Conversion of one of the spouses to any other religion is said to be a valid ground to the other spouse for separation and it certainly affords certain matrimonial reliefs. Speaking in the same purview, conversion means that the person has voluntarily relinquished his or her religion, without anyone’s  force and has adopted another religion after going through respective formal ceremony. In cases, where a Hindu embraces a totally different religion, such as Christianity or Islam, he or she may be stated to be a convert and no more the practitioner of his or her former religion. In the famous case of Durga Prasad Rao v Sudarshan Swammi, it was observed that in every case of conversion or reconversion to Hinduism, a formal renunciation of religion or performance of expiatory ceremony is not an essential element or requirement. Speaking of which, whether the conversion or reconversion has taken place or not is a question of fact.

The Hindu marriage act has also proposed two requisites when conversion as a ground for divorce can be invoked.

The primary requisites are as follows:

  1. That the respondent has ceased to follow the faith of Hinduism, that is he is no longer a Hindu
  2. That the respondent has converted to another religion that is a non-Hindu faith.

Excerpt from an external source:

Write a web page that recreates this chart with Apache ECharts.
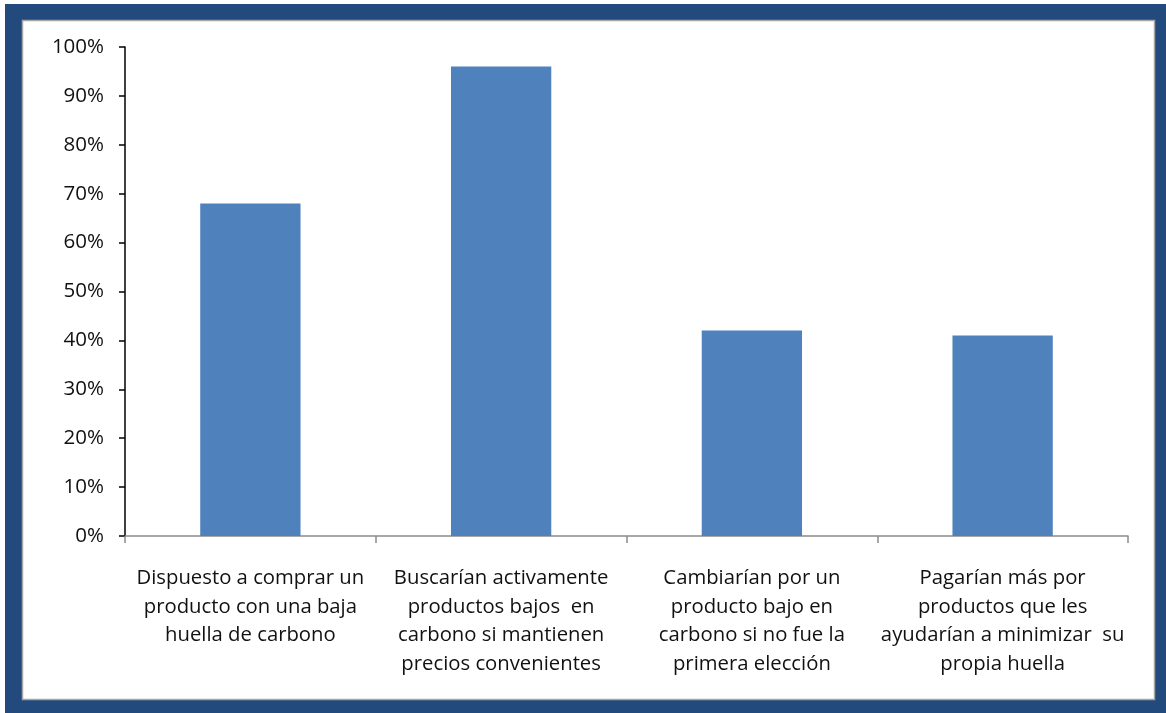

The above mentioned ground for divorce has been given in the Hindu Marriage Act only for the purpose of circumventing the provision of S.494 of Indian Penal Code, 1860. The process of conversion to Islam by a Hindu spouse per se does not lead to divorce, but it may only give a right to the other spouse to file a petition for divorce under S.13(1)(ii). In some famous cases where a Hindu wife converted to Muslim faith and then married a Mohammedan, it was held that her earlier marriage with a Hindu husband was not dissolved by her conversion. She was thus charged and convicted of bigamy under S.494 of Indian Penal Code, 1860. In a case where a Hindu wife was fraudulently taken away of the accused a Mohammedan who married her according to Muslim law after converting her to Islam. It was further held that the conversion of the Hindu wife to Mohammedan faith did not ipso facto, dissolve the marriage and she could not during the life time of her former husband enter into a valid contract of marriage. As per the provisions mentioned above, the accused was convicted for adultery under Section 497 of Indian Penal Code, 1860.